Vingt-cinq ans après les faits, l'ancien Premier ministre Edouard Balladur, 91 ans aujourd'hui, et son ex-ministre de la Défense François Léotard, 78 ans, doivent comparaître, à partir de ce mardi 19 janvier, devant la Cour de justice de la République pour leur rôle supposé dans le financement occulte de la campagne présidentielle de 1995. Il s'agit de l'un des volets de la tentaculaire affaire Karachi.
Les deux anciens commis de l'Etat doivent être jugés pour «complicité d'abus de biens sociaux», l'ancien Premier ministre devant être jugé, en sus, pour «recel» de ce délit.
A la veille de l'audience, la présence d'Edouard Balladur au premier jour de procès ne faisait guère de doute, ce dernier ayant assuré, par le biais de son avocat, être désireux de faire entendre sa voix.
Mais le procès restait toutefois sous la menace d'une suspension dès son ouverture dans la mesure où François Léotard a indiqué être malade et qu'il ne pourrait pas se rendre au tribunal, selon une source judiciaire.
La campagne de 1995 comme pierre angulaire
Reste que, ce mardi ou plus tard, lorsque le procès aura réellement lieu, la Cour aura à coeur de se plonger, à raison de trois après-midis par semaine, dans la mémorable campagne présidentielle de 1995.
A l'époque, après les deux septennats du président socialiste François Mitterrand, la droite est prête à tout pour revenir au pouvoir. Cela explique pourquoi, en coulisses, se joue une véritable guerre entre Jacques Chirac et celui qui a finalement décidé de se présenter contre lui, Edouard Balladur.

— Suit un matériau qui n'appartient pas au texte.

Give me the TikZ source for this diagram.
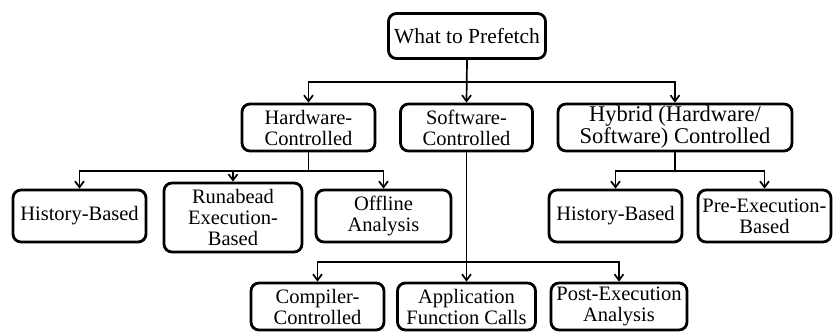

De cette période, Balladur verra ses rêves élyséens envolés malgré une honorable troisième place au premier tour avec 18,58 %. Restent des accusations persistantes selon lesquelles il aurait été à la manoeuvre d'un vaste système de rétrocommissions illégales portant sur d’importants contrats d’armement avec l’Arabie saoudite et le Pakistan destinées à renflouer ses comptes de campagne.
Dans le détail, l’enquête s’est plus particulièrement intéressée au versement de 10,2 millions de francs (environ 1,5 million d’euros) payés en une seule fois et en liquide, juste après sa défaite au premier tour.
Aucun financement occulte, assure Balladur
Le Premier ministre, qui va plaider la relaxe, estime notamment que les faits sont prescrits, mais il a toutefois toujours balayé la thèse d’un financement occulte, soutenant que cette somme provenait de la collecte de dons et de ventes de gadgets ou tee-shirts lors de meetings.
Dans cette affaire aux multiples ramifications, six autres protagonistes, dont l’intermédiaire Ziad Takieddine, avaient été condamnés il y a sept mois à des peines de deux à cinq ans de prison dans le volet dit «non-ministériel».
Or, dans le volet ministériel, l’enquête avait révélé une correspondance entre le dépôt des espèces et les voyages de Ziad Takieddine à Genève.
En 1995, les comptes de campagne d'Edouard Balladur avaient été validés de justesse par le Conseil constitutionnel.
La suite s'est inscrite dans l'attentat de Karachi, au Pakistan, le 8 mai 2002. A la suite du drame, les familles des victimes, parmi lesquelles se trouvaient 11 employés français de la Direction des constructions navales qui avaient perdu la vie, avaient porté plainte pour tenter de faire toute la lumière.
Si l'enquête avait au départ privilégie la piste d'al-Qaïda, elle s'en était progressivement éloignée pour explorer les supposés liens – jamais confirmés à ce jour – entre cette attaque et l’arrêt du versement des commissions après la victoire de Jacques Chirac à la présidentielle de 1995. Une enquête antiterroriste qui est d'ailleurs toujours en cours.